* Required task: Return the lines from the one with "What D3.js code" through the one with "const barW = 17;", exactly as they appear and with no pictures.

Rows from a dataset of charts and code
------------------------------

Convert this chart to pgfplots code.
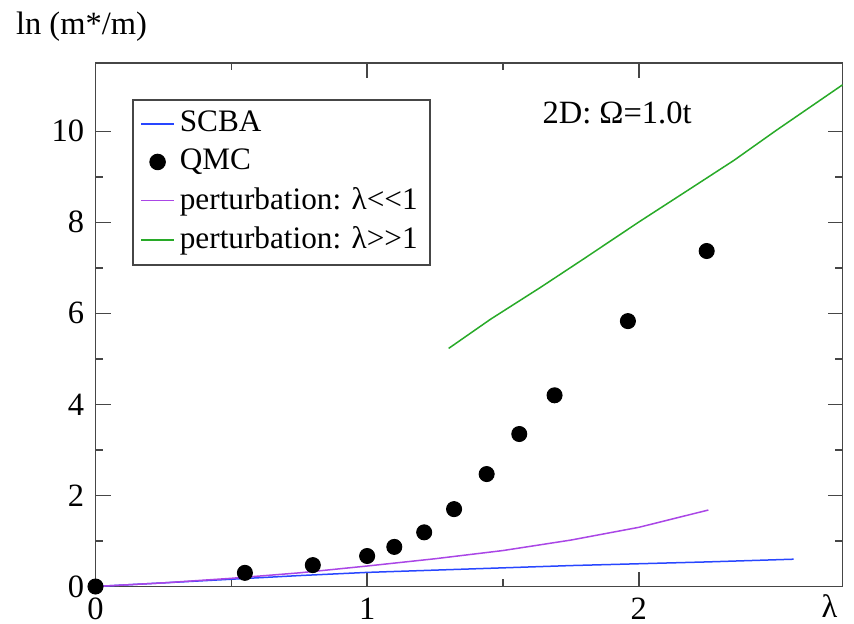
\documentclass[border=0pt]{standalone}
\usepackage{pgfplots}
\pgfplotsset{compat=1.18}
\usepackage{fontspec}
\setmainfont{Liberation Serif}
\definecolor{scba}{RGB}{40,70,255}
\definecolor{pviolet}{RGB}{170,70,230}
\definecolor{pgreen}{RGB}{40,170,40}
\definecolor{axgray}{RGB}{70,70,70}
\newcommand\lleq{<\kern0pt<}
\newcommand\ggeq{>\kern0pt>}
\begin{document}
\fontsize{13}{15.6}\selectfont
\begin{tikzpicture}
\begin{axis}[
  at={(0,0)}, anchor=south west,
  scale only axis, width=298.8pt, height=209.4pt,
  xmin=0, xmax=2.75, ymin=0, ymax=11.5,
  xtick={0,1,2}, ytick={0,2,4,6,8,10},
  minor x tick num=1, minor y tick num=1,
  tick align=inside,
  major tick length=6pt, minor tick length=3pt,
  xticklabel pos=left, yticklabel pos=left,
  axis line style={axgray, line width=0.6pt},
  every tick/.style={axgray, line width=0.6pt},
  /pgf/number format/assume math mode=true,
  ticklabel style={font=\rmfamily\fontsize{13}{15.6}\selectfont},
  legend style={at={(rel axis cs:0.049,0.931)}, anchor=north west,
    draw=axgray, line width=0.6pt, font=\fontsize{12.5}{15}\selectfont,
    inner xsep=3pt, inner ysep=2.5pt, row sep=1pt},
  legend cell align=left,
  legend image code/.code={\draw[mark repeat=2,mark phase=2,#1] plot coordinates {(0pt,0pt) (6.6pt,0pt) (13.2pt,0pt)};},
  clip=false,
]
\addplot[scba, line width=0.6pt] coordinates {
(0,0) (0.25,0.08) (0.5,0.16) (0.75,0.24) (1.0,0.31) (1.25,0.36) (1.5,0.41) (1.75,0.46) (2.0,0.50) (2.25,0.54) (2.57,0.60)};
\addlegendentry{SCBA}
\addplot[only marks, mark=*, mark size=3pt, black] coordinates {
(0,0) (0.55,0.30) (0.80,0.47) (1.00,0.67) (1.10,0.87) (1.21,1.19) (1.32,1.70) (1.44,2.47) (1.56,3.35) (1.69,4.20) (1.96,5.83) (2.25,7.37)};
\addlegendentry{QMC}
\addplot[pviolet, line width=0.6pt] coordinates {
(0,0) (0.25,0.08) (0.5,0.18) (0.75,0.30) (1.0,0.45) (1.25,0.61) (1.5,0.79) (1.75,1.02) (2.0,1.30) (2.256,1.68)};
\addlegendentry{perturbation: λ\lleq 1}
\addplot[pgreen, line width=0.6pt] coordinates {
(1.30,5.23) (1.454,5.87) (1.638,6.57) (1.798,7.20) (2.001,8.01) (2.19,8.74) (2.35,9.36) (2.506,10.02) (2.75,11.02)};
\addlegendentry{perturbation: λ\ggeq 1}
\node at (axis cs:1.92,10.4) {2D: Ω=1.0t};
\end{axis}
\node at (-5.6pt,223.8pt) {ln (m*/m)};
\node at (293.6pt,-8pt) {λ};
\pgfresetboundingbox
\path[use as bounding box] (-38.2pt,-14.6pt) rectangle (303.4pt,234.6pt);
\end{tikzpicture}
\end{document}
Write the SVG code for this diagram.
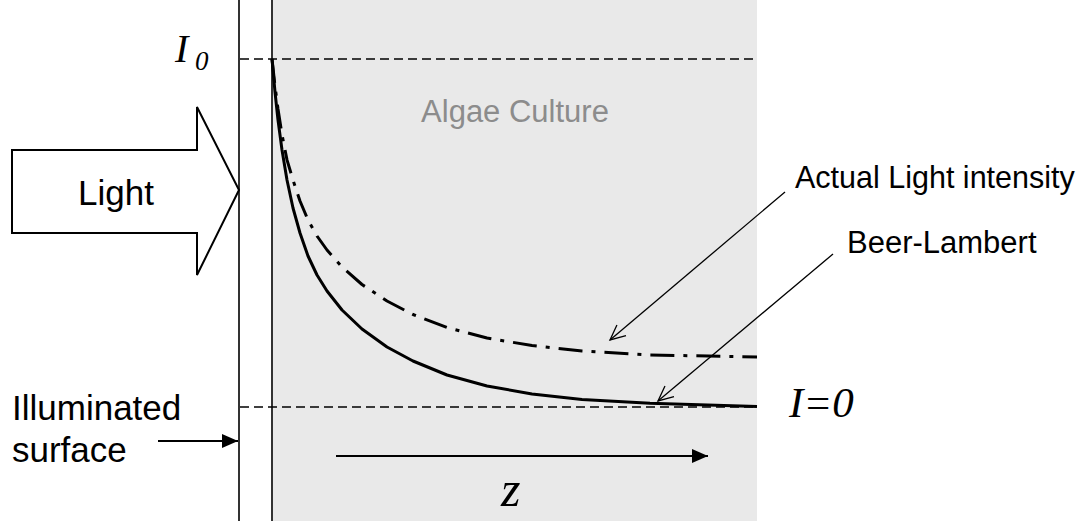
<svg xmlns="http://www.w3.org/2000/svg" width="1083" height="521" viewBox="0 0 1083 521">
<style>
.sans{font-family:"Liberation Sans",Arial,sans-serif;fill:#000}
.serif{font-family:"Liberation Serif","Times New Roman",serif;font-style:italic;fill:#000}
.wall{stroke:#333;stroke-width:2;fill:none}
.dash{stroke:#000;stroke-width:1.6;stroke-dasharray:9 5;fill:none}
.thin{stroke:#000;stroke-width:1.3;fill:none}
</style>
<defs>
<marker id="open" markerUnits="userSpaceOnUse" markerWidth="20" markerHeight="20" refX="16" refY="8" orient="auto">
<path d="M1,1 L16,8 L1,15" fill="none" stroke="#000" stroke-width="1.3"/>
</marker>
<marker id="filled" markerUnits="userSpaceOnUse" markerWidth="20" markerHeight="16" refX="16" refY="7" orient="auto">
<path d="M0,0 L16,7 L0,14 Z" fill="#000"/>
</marker>
</defs>
<rect width="1083" height="521" fill="#fff"/>
<g id="culture">
<rect x="272" y="0" width="485" height="521" fill="#e9e9e9"/>
<text class="sans" x="515" y="122" font-size="31" text-anchor="middle" style="fill:#8c8c8c">Algae Culture</text>
</g>
<g id="walls">
<line class="wall" x1="239" y1="0" x2="239" y2="521"/>
<line class="wall" x1="272" y1="0" x2="272" y2="521"/>
</g>
<g id="levels">
<line class="dash" x1="240" y1="59" x2="757" y2="59"/>
<line class="dash" x1="240" y1="407" x2="757" y2="407"/>
<text class="serif" x="175" y="62" font-size="40">I</text>
<text class="serif" x="195" y="70" font-size="27">0</text>
<text class="serif" x="789" y="417" font-size="43">I=0</text>
</g>
<g id="light">
<polygon points="12,150 197,150 197,107 239,190 197,275 197,233 12,233" fill="#fff" stroke="#000" stroke-width="2"/>
<text class="sans" x="116" y="205" font-size="35" text-anchor="middle">Light</text>
</g>
<g id="curves">
<polyline fill="none" stroke="#000" stroke-width="3" stroke-linejoin="round" stroke-dasharray="24 9 4 9" points="272,59 275,86 278,109 282,134.6 287,159.9 293,180 300,201 308,220 317,236 327,250 342,267 362,284.5 387,301 413,314.5 447,327.5 487,338 532,345.6 582,350.9 650,354.9 757,357"/>
<polyline fill="none" stroke="#000" stroke-width="3" stroke-linejoin="round" points="272,59 275,92 278,120 282,150 287,180 293,208 300,233 308,256 317,275 327,291 342,310 362,329 387,347 413,361 447,375 487,386 532,394 582,399.5 650,403.2 757,406.5"/>
</g>
<g id="connectors">
<line class="thin" x1="785" y1="192" x2="610" y2="340" marker-end="url(#open)"/>
<line class="thin" x1="833" y1="254" x2="658" y2="401" marker-end="url(#open)"/>
<line stroke="#000" stroke-width="2" x1="158" y1="441" x2="238" y2="441" marker-end="url(#filled)"/>
<line stroke="#000" stroke-width="2" x1="336" y1="456" x2="708" y2="456" marker-end="url(#filled)"/>
</g>
<g id="labels">
<text class="sans" x="795" y="188" font-size="30.5">Actual Light intensity</text>
<text class="sans" x="847" y="253" font-size="31">Beer-Lambert</text>
<text class="sans" x="12" y="420" font-size="35">Illuminated</text>
<text class="sans" x="12" y="462" font-size="35">surface</text>
<text class="serif" x="501" y="506" font-size="50">z</text>
</g>
</svg>
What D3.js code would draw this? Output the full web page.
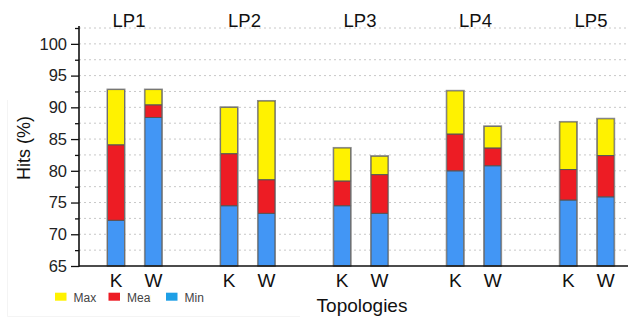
<!DOCTYPE html>
<html>
<head>
<meta charset="utf-8">
<script src="https://cdn.jsdelivr.net/npm/d3@7"></script>
<style>
  html, body { margin: 0; padding: 0; background: #fff; }
  svg { display: block; font-family: "Liberation Sans", Arial, sans-serif; }
</style>
</head>
<body>
<svg id="chart" width="633" height="320"></svg>
<script>
// Hit rates (%) per landing pattern, for the K and W topologies
const groups = ["LP1", "LP2", "LP3", "LP4", "LP5"];
const topologies = ["K", "W"];
const minK  = [72.2, 74.5, 74.5, 80.0, 75.4];
const minW  = [88.4, 73.3, 73.3, 80.8, 75.9];
const meanK = [84.1, 82.7, 78.4, 85.8, 80.2];
const meanW = [90.4, 78.6, 79.4, 83.6, 82.4];
const maxK  = [92.8, 90.0, 83.6, 92.6, 87.7];
const maxW  = [92.8, 91.0, 82.3, 87.0, 88.2];
const yTicks = [65, 70, 75, 80, 85, 90, 95, 100];
const legendLabels = ["Max", "Mean", "Min"];

const colors = { max: "#fff200", mean: "#ed1c24", min: "#4296f5" };
const legendColors = ["#fff200", "#ed1c24", "#1e9fe6"];

const svg = d3.select("#chart");
const plotLeft = 79, plotRight = 628, plotTop = 26, plotBottom = 266;

const y = d3.scaleLinear().domain([65, 102.5]).range([plotBottom, 28]);
const xGroup = d3.scalePoint().domain(groups).range([134.7, 587]);
const xTopo = d3.scalePoint().domain(topologies).range([-18.7, 18.7]);
const xTitle = d3.scalePoint().domain(groups).range([129, 591]);
const barW = 17;

// very faint panel edge at the lower left
svg.append("path").attr("d", "M7.5,100 V316.5 H300")
  .attr("fill", "none").attr("stroke", "#f4f4f4").attr("stroke-width", 1);

// dotted horizontal grid every 2.5
const gridVals = d3.range(67.5, 102.6, 2.5);
svg.append("g").selectAll("line").data(gridVals).join("line")
  .attr("x1", plotLeft).attr("x2", plotRight)
  .attr("y1", d => y(d)).attr("y2", d => y(d))
  .attr("stroke", "#c8c8c8").attr("stroke-width", 1)
  .attr("stroke-dasharray", "2,3");

// rows of bar data
const rows = [];
groups.forEach((g, i) => {
  rows.push({ g, t: "K", min: minK[i], mean: meanK[i], max: maxK[i] });
  rows.push({ g, t: "W", min: minW[i], mean: meanW[i], max: maxW[i] });
});

const bars = svg.append("g").selectAll("g").data(rows).join("g")
  .attr("transform", d => `translate(${xGroup(d.g) + xTopo(d.t) - barW / 2},0)`);

const segs = d => [
  { lo: 65, hi: d.min, c: colors.min },
  { lo: d.min, hi: d.mean, c: colors.mean },
  { lo: d.mean, hi: d.max, c: colors.max }
];
bars.selectAll("rect.seg").data(segs).join("rect")
  .attr("class", "seg")
  .attr("x", 0).attr("width", barW)
  .attr("y", s => y(s.hi)).attr("height", s => y(s.lo) - y(s.hi))
  .attr("fill", s => s.c)
  .attr("stroke", "#555").attr("stroke-width", 1);
// soft outline around each whole bar
bars.append("rect")
  .attr("x", -0.5).attr("width", barW + 1)
  .attr("y", d => y(d.max) - 0.5).attr("height", d => y(65) - y(d.max) + 0.5)
  .attr("fill", "none").attr("stroke", "#8a8a8a").attr("stroke-width", 1);

// y axis
const yAxis = d3.axisLeft(y).tickValues(yTicks).tickSize(8).tickSizeOuter(0).tickPadding(4);
const gy = svg.append("g").attr("transform", `translate(${plotLeft},0)`).call(yAxis);
gy.select(".domain").remove();
gy.selectAll(".tick line").attr("stroke", "#111").attr("stroke-width", 1.3);
gy.selectAll(".tick text").attr("font-size", 16.5).attr("fill", "#222")
  .attr("font-family", "Liberation Sans, Arial, sans-serif");
const minorAxis = d3.axisLeft(y).tickValues(d3.range(67.5, 103, 5)).tickSize(4).tickFormat("");
const gm = svg.append("g").attr("transform", `translate(${plotLeft},0)`).call(minorAxis);
gm.select(".domain").remove();
gm.selectAll(".tick line").attr("stroke", "#111").attr("stroke-width", 1.3);
svg.append("line").attr("x1", plotLeft).attr("x2", plotLeft).attr("y1", plotTop).attr("y2", plotBottom + 0.7)
  .attr("stroke", "#111").attr("stroke-width", 1.6);

// x axis baseline
svg.append("line").attr("x1", plotLeft).attr("x2", plotRight).attr("y1", plotBottom).attr("y2", plotBottom)
  .attr("stroke", "#111").attr("stroke-width", 1.6);

// topology labels under bars
svg.append("g").selectAll("text").data(rows).join("text")
  .attr("x", d => xGroup(d.g) + xTopo(d.t))
  .attr("y", 287)
  .attr("text-anchor", "middle")
  .attr("font-size", 19).attr("fill", "#111")
  .text(d => d.t);

// group titles
svg.append("g").selectAll("text").data(groups).join("text")
  .attr("x", d => xTitle(d)).attr("y", 27)
  .attr("text-anchor", "middle")
  .attr("font-size", 18.5).attr("fill", "#111")
  .text(d => d);

// axis titles
svg.append("text")
  .attr("transform", "translate(30,148) rotate(-90)")
  .attr("text-anchor", "middle")
  .attr("font-size", 18).attr("fill", "#111")
  .text("Hits (%)");
svg.append("text")
  .attr("x", 362).attr("y", 312)
  .attr("text-anchor", "middle")
  .attr("font-size", 19).attr("fill", "#111")
  .text("Topologies");

// legend; the Mean label is cut short by the Min swatch
svg.append("defs").append("clipPath").attr("id", "legclip")
  .append("rect").attr("x", -20).attr("y", 0).attr("width", 62).attr("height", 320);
const legX = [55, 108.5, 166];
const leg = svg.append("g").selectAll("g").data(legendLabels).join("g")
  .attr("transform", (d, i) => `translate(${legX[i]},0)`);
leg.append("rect").attr("x", 0).attr("y", 292.7).attr("width", 11.5).attr("height", 8)
  .attr("fill", (d, i) => legendColors[i]);
leg.append("text").attr("x", 18.5).attr("y", 301.5)
  .attr("font-size", 12).attr("fill", "#444")
  .attr("clip-path", (d, i) => i === 1 ? "url(#legclip)" : null)
  .text(d => d);
</script>
</body>
</html>
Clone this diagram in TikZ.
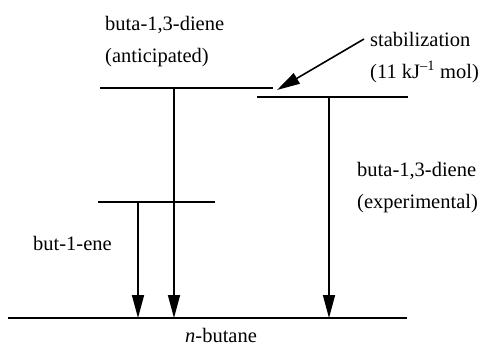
\documentclass[tikz,border=0pt]{standalone}
\usepackage{fontspec}
\setmainfont{Liberation Serif}
\usetikzlibrary{arrows.meta}
\tikzset{
  level/.style={line width=1.6pt},
  drop/.style={line width=1.6pt,-{Triangle[length=23pt,width=12pt]}},
  lbl/.style={anchor=base west,inner sep=0pt,align=left,font=\fontsize{20.5}{32}\selectfont}
}
\begin{document}
\begin{tikzpicture}[x=1pt,y=-1pt]
\useasboundingbox (0,0) rectangle (486,348);
% energy levels
\coordinate (n1) at (8,318);
\coordinate (n2) at (407,318);
\coordinate (e1) at (98,202);
\coordinate (e2) at (215,202);
\coordinate (a1) at (100,88);
\coordinate (a2) at (273,88);
\coordinate (x1) at (257,97);
\coordinate (x2) at (408,97);
\path[draw,level] (n1) -- (n2);
\path[draw,level] (e1) -- (e2);
\path[draw,level] (a1) -- (a2);
\path[draw,level] (x1) -- (x2);
% drops to n-butane
\coordinate (et) at (138,202);
\coordinate (eb) at (138,318);
\coordinate (at) at (174,88);
\coordinate (ab) at (174,318);
\coordinate (xt) at (329,97);
\coordinate (xb) at (329,318);
\path[draw,drop] (et) -- (eb);
\path[draw,drop] (at) -- (ab);
\path[draw,drop] (xt) -- (xb);
% stabilization
\coordinate (s1) at (364,39);
\coordinate (s2) at (277,90);
\path[draw,drop] (s1) -- (s2);
% labels (anchored at the last line)
\node[lbl] (ant) at (105,62) {buta-1,3-diene\\(anticipated)};
\node[lbl] (stab) at (370,78) {stabilization\\(11 kJ\textsuperscript{–1} mol)};
\node[lbl] (exp) at (357,208) {buta-1,3-diene\\(experimental)};
\node[lbl] (ene) at (33,250) {but-1-ene};
\node[lbl] (ane) at (185,342) {\textit{n}-butane};
\end{tikzpicture}
\end{document}
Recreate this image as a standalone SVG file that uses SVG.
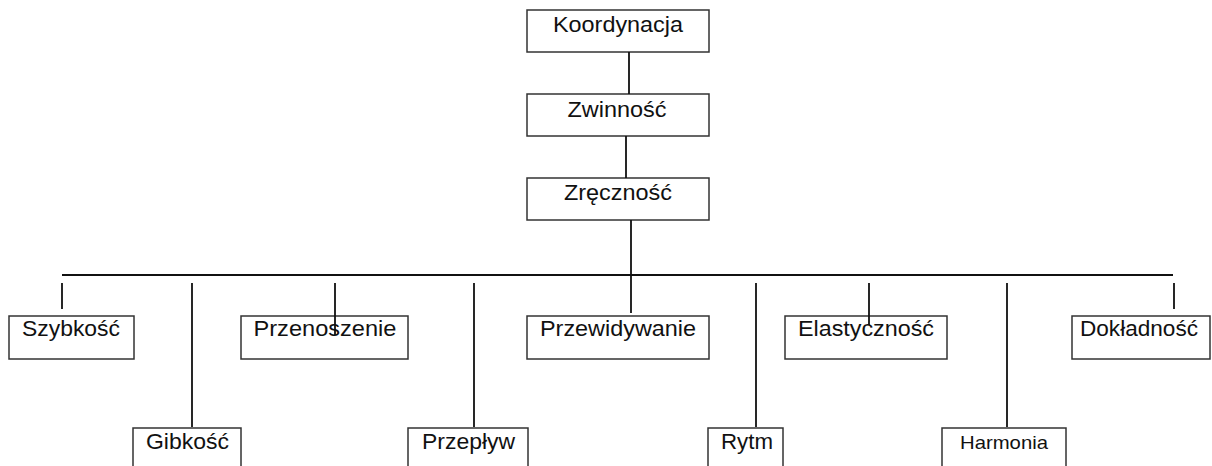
<svg xmlns="http://www.w3.org/2000/svg" width="1212" height="466" viewBox="0 0 1212 466">
<style>
.box{fill:#fff;stroke:#333;stroke-width:1.5}
.t{font-family:"Liberation Sans",Arial,sans-serif;font-size:22px;fill:#111;text-anchor:middle}
.c{stroke:#111;stroke-width:1.8;fill:none}
</style>
<rect width="1212" height="466" fill="#fff"/>
<g id="koordynacja"><rect class="box" x="527" y="10" width="182" height="42"/><text class="t" x="618" y="32" textLength="130" lengthAdjust="spacingAndGlyphs">Koordynacja</text></g>
<g id="zwinnosc"><rect class="box" x="527" y="94" width="182" height="42"/><text class="t" x="617" y="117" textLength="99" lengthAdjust="spacingAndGlyphs">Zwinność</text></g>
<g id="zrecznosc"><rect class="box" x="527" y="178" width="182" height="42"/><text class="t" x="618" y="200" textLength="108" lengthAdjust="spacingAndGlyphs">Zręczność</text></g>
<g id="szybkosc"><rect class="box" x="9" y="316" width="125" height="43"/><text class="t" x="71" y="336" textLength="98" lengthAdjust="spacingAndGlyphs">Szybkość</text></g>
<g id="przenoszenie"><rect class="box" x="241" y="316" width="167" height="43"/><text class="t" x="325" y="336" textLength="143" lengthAdjust="spacingAndGlyphs">Przenoszenie</text></g>
<g id="przewidywanie"><rect class="box" x="527" y="316" width="182" height="43"/><text class="t" x="618" y="336" textLength="156" lengthAdjust="spacingAndGlyphs">Przewidywanie</text></g>
<g id="elastycznosc"><rect class="box" x="785" y="316" width="162" height="43"/><text class="t" x="866" y="336" textLength="136" lengthAdjust="spacingAndGlyphs">Elastyczność</text></g>
<g id="dokladnosc"><rect class="box" x="1072" y="316" width="138" height="43"/><text class="t" x="1139" y="336" textLength="118" lengthAdjust="spacingAndGlyphs">Dokładność</text></g>
<g id="gibkosc"><rect class="box" x="133" y="428" width="108" height="50"/><text class="t" x="187.5" y="449" textLength="83" lengthAdjust="spacingAndGlyphs">Gibkość</text></g>
<g id="przeplyw"><rect class="box" x="408" y="428" width="120" height="50"/><text class="t" x="468.5" y="449" textLength="93" lengthAdjust="spacingAndGlyphs">Przepływ</text></g>
<g id="rytm"><rect class="box" x="708" y="428" width="75" height="50"/><text class="t" x="747" y="449" textLength="52" lengthAdjust="spacingAndGlyphs">Rytm</text></g>
<g id="harmonia"><rect class="box" x="942" y="428" width="124" height="50"/><text class="t" x="1004" y="449" style="font-size:19px" textLength="88" lengthAdjust="spacingAndGlyphs">Harmonia</text></g>
<g id="connectors">
<path class="c" d="M629 52V94M626 136V178M631 220V275M62 275H1173M631 275V313"/>
<path class="c" d="M62 283V309M192 283V427M335 283V335M474 283V427M756 283V427M869 283V325M1007 283V427M1174 283V309"/>
</g>
</svg>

------------------------------

* Task output:
What D3.js code would draw this? Output the full web page.
<!DOCTYPE html>
<html>
<head>
<meta charset="utf-8">
<script src="https://cdn.jsdelivr.net/npm/d3@7"></script>
<style>
  html, body { margin: 0; padding: 0; background: #fff; }
  svg { display: block; font-family: "Liberation Sans", Arial, sans-serif; }
</style>
</head>
<body>
<svg id="chart" width="633" height="320"></svg>
<script>
// Hit rates (%) per landing pattern, for the K and W topologies
const groups = ["LP1", "LP2", "LP3", "LP4", "LP5"];
const topologies = ["K", "W"];
const minK  = [72.2, 74.5, 74.5, 80.0, 75.4];
const minW  = [88.4, 73.3, 73.3, 80.8, 75.9];
const meanK = [84.1, 82.7, 78.4, 85.8, 80.2];
const meanW = [90.4, 78.6, 79.4, 83.6, 82.4];
const maxK  = [92.8, 90.0, 83.6, 92.6, 87.7];
const maxW  = [92.8, 91.0, 82.3, 87.0, 88.2];
const yTicks = [65, 70, 75, 80, 85, 90, 95, 100];
const legendLabels = ["Max", "Mean", "Min"];

const colors = { max: "#fff200", mean: "#ed1c24", min: "#4296f5" };
const legendColors = ["#fff200", "#ed1c24", "#1e9fe6"];

const svg = d3.select("#chart");
const plotLeft = 79, plotRight = 628, plotTop = 26, plotBottom = 266;

const y = d3.scaleLinear().domain([65, 102.5]).range([plotBottom, 28]);
const xGroup = d3.scalePoint().domain(groups).range([134.7, 587]);
const xTopo = d3.scalePoint().domain(topologies).range([-18.7, 18.7]);
const xTitle = d3.scalePoint().domain(groups).range([129, 591]);
const barW = 17;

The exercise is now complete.